**GIVEN INFORMATION**:

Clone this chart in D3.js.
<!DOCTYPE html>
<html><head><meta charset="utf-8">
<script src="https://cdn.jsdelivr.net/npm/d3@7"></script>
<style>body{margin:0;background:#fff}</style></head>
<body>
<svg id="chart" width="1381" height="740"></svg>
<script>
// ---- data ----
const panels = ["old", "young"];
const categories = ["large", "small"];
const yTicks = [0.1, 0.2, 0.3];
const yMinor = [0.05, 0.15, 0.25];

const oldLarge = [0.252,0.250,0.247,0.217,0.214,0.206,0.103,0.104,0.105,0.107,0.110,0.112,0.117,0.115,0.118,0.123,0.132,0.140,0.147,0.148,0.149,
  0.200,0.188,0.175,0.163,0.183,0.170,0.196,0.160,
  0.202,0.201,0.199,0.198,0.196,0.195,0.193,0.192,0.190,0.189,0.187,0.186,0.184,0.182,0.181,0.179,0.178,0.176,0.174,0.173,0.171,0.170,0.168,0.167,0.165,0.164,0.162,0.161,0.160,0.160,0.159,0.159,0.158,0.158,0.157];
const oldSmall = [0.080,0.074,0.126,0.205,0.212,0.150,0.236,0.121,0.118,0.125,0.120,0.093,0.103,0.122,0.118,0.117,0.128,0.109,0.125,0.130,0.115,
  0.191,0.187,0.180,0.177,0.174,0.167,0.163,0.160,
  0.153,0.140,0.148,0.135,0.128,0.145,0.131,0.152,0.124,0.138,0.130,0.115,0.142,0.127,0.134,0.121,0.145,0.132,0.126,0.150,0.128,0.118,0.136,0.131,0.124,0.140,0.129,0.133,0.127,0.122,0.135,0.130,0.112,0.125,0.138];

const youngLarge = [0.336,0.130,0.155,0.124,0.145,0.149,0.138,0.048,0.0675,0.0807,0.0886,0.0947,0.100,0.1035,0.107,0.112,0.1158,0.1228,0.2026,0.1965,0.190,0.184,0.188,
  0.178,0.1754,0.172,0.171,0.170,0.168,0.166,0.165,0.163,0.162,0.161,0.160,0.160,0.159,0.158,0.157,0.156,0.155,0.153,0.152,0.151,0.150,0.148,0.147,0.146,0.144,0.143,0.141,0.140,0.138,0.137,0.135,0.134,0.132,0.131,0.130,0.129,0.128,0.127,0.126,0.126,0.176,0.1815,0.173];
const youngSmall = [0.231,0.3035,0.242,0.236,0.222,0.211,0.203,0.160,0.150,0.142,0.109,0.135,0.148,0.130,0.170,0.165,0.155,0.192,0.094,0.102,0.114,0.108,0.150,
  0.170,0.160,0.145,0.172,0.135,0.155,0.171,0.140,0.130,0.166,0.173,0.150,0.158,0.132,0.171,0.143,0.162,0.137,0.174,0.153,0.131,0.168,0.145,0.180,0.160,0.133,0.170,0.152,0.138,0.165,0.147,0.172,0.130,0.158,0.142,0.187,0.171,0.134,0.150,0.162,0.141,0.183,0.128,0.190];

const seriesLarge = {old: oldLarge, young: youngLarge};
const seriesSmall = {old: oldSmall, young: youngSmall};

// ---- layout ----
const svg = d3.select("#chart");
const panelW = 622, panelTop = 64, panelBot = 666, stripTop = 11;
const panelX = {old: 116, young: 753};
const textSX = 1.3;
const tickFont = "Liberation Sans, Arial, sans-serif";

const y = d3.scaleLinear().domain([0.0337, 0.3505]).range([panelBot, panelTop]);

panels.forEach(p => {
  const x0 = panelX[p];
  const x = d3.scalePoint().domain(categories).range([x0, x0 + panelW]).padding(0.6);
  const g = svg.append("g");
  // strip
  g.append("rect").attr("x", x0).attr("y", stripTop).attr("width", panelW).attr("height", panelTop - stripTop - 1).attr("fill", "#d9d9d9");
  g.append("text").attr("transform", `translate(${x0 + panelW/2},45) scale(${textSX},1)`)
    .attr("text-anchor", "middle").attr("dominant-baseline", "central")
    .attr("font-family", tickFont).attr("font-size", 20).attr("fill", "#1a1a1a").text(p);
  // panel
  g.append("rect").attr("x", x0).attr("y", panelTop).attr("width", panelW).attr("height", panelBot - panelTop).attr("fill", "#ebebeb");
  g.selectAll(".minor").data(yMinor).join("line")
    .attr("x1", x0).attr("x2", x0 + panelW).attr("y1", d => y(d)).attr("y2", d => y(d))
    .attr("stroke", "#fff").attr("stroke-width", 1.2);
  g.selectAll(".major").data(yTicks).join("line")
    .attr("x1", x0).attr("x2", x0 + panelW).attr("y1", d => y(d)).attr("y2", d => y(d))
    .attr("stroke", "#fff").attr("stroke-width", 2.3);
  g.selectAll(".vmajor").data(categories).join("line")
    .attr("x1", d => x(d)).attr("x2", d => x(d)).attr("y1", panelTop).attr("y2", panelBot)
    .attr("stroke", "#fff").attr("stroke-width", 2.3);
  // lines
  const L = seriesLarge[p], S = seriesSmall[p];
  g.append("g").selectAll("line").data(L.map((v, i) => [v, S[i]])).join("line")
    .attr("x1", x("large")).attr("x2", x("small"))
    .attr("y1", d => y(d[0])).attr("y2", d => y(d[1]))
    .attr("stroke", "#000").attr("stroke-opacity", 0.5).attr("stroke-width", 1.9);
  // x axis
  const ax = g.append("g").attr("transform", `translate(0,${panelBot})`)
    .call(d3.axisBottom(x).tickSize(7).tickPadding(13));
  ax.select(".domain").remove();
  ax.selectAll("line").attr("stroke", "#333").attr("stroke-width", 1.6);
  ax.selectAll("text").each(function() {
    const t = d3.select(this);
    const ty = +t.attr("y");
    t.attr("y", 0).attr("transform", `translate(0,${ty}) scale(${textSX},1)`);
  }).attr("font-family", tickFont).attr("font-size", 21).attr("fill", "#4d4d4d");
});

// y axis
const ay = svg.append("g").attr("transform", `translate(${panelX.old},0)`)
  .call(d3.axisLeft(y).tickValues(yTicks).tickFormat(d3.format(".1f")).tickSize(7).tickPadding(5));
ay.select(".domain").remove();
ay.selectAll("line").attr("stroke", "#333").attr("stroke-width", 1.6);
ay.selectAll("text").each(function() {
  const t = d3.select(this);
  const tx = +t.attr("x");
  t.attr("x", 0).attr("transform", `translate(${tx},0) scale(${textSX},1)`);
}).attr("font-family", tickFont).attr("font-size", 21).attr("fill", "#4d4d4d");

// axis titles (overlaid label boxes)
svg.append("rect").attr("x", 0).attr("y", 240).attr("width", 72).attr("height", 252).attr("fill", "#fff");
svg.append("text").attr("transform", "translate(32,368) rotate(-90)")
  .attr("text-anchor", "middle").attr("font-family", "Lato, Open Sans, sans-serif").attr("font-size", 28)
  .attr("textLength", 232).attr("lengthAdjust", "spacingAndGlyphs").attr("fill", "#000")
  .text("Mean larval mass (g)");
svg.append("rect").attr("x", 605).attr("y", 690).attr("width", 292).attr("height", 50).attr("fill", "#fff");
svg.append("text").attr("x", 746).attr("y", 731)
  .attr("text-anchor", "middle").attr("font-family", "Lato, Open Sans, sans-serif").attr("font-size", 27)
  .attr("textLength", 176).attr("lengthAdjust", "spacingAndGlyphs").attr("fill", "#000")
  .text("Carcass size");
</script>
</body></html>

**DIRECTION**:
Extract the first line above and each line after it up to and including the one with "const yMinor = [0.05, 0.15, 0.25];", please, exactly and with nothing else.

**REPLY**:
Clone this chart in D3.js.
<!DOCTYPE html>
<html><head><meta charset="utf-8">
<script src="https://cdn.jsdelivr.net/npm/d3@7"></script>
<style>body{margin:0;background:#fff}</style></head>
<body>
<svg id="chart" width="1381" height="740"></svg>
<script>
// ---- data ----
const panels = ["old", "young"];
const categories = ["large", "small"];
const yTicks = [0.1, 0.2, 0.3];
const yMinor = [0.05, 0.15, 0.25];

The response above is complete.